- _Short task_
Repeat the material below exactly, line for line.

__________

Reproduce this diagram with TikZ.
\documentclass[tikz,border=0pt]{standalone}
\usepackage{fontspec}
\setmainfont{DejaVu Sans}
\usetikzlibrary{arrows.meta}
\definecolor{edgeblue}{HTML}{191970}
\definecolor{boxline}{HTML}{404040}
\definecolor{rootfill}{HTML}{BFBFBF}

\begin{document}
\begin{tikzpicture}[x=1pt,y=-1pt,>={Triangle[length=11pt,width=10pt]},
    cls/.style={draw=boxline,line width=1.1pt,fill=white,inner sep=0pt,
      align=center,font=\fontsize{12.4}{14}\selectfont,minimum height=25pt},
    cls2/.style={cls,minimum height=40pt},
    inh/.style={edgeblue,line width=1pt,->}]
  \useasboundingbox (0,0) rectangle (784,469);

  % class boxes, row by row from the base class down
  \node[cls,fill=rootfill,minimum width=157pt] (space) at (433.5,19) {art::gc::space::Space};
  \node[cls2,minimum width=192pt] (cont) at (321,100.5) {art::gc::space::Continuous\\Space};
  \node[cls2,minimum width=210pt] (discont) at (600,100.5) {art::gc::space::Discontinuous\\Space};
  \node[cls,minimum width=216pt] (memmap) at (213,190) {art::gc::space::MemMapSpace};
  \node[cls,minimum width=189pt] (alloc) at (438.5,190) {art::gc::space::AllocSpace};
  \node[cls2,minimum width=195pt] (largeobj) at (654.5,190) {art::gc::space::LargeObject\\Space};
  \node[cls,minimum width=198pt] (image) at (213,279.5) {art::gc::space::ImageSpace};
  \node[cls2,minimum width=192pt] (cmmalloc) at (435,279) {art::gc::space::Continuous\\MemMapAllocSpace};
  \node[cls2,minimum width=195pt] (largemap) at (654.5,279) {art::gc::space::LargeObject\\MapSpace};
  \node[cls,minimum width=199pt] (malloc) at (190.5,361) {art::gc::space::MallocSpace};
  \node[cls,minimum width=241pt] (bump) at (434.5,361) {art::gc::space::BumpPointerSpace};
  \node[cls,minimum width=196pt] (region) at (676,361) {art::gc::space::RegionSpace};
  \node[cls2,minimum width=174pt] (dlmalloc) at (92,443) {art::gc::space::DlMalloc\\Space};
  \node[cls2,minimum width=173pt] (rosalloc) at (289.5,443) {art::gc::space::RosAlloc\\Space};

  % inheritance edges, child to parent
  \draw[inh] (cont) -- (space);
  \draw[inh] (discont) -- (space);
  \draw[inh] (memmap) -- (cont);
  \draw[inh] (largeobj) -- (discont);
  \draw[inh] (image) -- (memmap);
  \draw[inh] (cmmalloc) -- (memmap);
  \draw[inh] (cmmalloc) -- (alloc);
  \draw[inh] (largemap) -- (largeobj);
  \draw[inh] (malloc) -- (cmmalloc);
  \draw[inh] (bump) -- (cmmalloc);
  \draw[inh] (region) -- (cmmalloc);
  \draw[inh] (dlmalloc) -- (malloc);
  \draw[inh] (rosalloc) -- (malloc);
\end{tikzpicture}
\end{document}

__________

- _Worked solution_
Reproduce this diagram with TikZ.
\documentclass[tikz,border=0pt]{standalone}
\usepackage{fontspec}
\setmainfont{DejaVu Sans}
\usetikzlibrary{arrows.meta}
\definecolor{edgeblue}{HTML}{191970}
\definecolor{boxline}{HTML}{404040}
\definecolor{rootfill}{HTML}{BFBFBF}

\begin{document}
\begin{tikzpicture}[x=1pt,y=-1pt,>={Triangle[length=11pt,width=10pt]},
    cls/.style={draw=boxline,line width=1.1pt,fill=white,inner sep=0pt,
      align=center,font=\fontsize{12.4}{14}\selectfont,minimum height=25pt},
    cls2/.style={cls,minimum height=40pt},
    inh/.style={edgeblue,line width=1pt,->}]
  \useasboundingbox (0,0) rectangle (784,469);

  % class boxes, row by row from the base class down
  \node[cls,fill=rootfill,minimum width=157pt] (space) at (433.5,19) {art::gc::space::Space};
  \node[cls2,minimum width=192pt] (cont) at (321,100.5) {art::gc::space::Continuous\\Space};
  \node[cls2,minimum width=210pt] (discont) at (600,100.5) {art::gc::space::Discontinuous\\Space};
  \node[cls,minimum width=216pt] (memmap) at (213,190) {art::gc::space::MemMapSpace};
  \node[cls,minimum width=189pt] (alloc) at (438.5,190) {art::gc::space::AllocSpace};
  \node[cls2,minimum width=195pt] (largeobj) at (654.5,190) {art::gc::space::LargeObject\\Space};
  \node[cls,minimum width=198pt] (image) at (213,279.5) {art::gc::space::ImageSpace};
  \node[cls2,minimum width=192pt] (cmmalloc) at (435,279) {art::gc::space::Continuous\\MemMapAllocSpace};
  \node[cls2,minimum width=195pt] (largemap) at (654.5,279) {art::gc::space::LargeObject\\MapSpace};
  \node[cls,minimum width=199pt] (malloc) at (190.5,361) {art::gc::space::MallocSpace};
  \node[cls,minimum width=241pt] (bump) at (434.5,361) {art::gc::space::BumpPointerSpace};
  \node[cls,minimum width=196pt] (region) at (676,361) {art::gc::space::RegionSpace};
  \node[cls2,minimum width=174pt] (dlmalloc) at (92,443) {art::gc::space::DlMalloc\\Space};
  \node[cls2,minimum width=173pt] (rosalloc) at (289.5,443) {art::gc::space::RosAlloc\\Space};

  % inheritance edges, child to parent
  \draw[inh] (cont) -- (space);
  \draw[inh] (discont) -- (space);
  \draw[inh] (memmap) -- (cont);
  \draw[inh] (largeobj) -- (discont);
  \draw[inh] (image) -- (memmap);
  \draw[inh] (cmmalloc) -- (memmap);
  \draw[inh] (cmmalloc) -- (alloc);
  \draw[inh] (largemap) -- (largeobj);
  \draw[inh] (malloc) -- (cmmalloc);
  \draw[inh] (bump) -- (cmmalloc);
  \draw[inh] (region) -- (cmmalloc);
  \draw[inh] (dlmalloc) -- (malloc);
  \draw[inh] (rosalloc) -- (malloc);
\end{tikzpicture}
\end{document}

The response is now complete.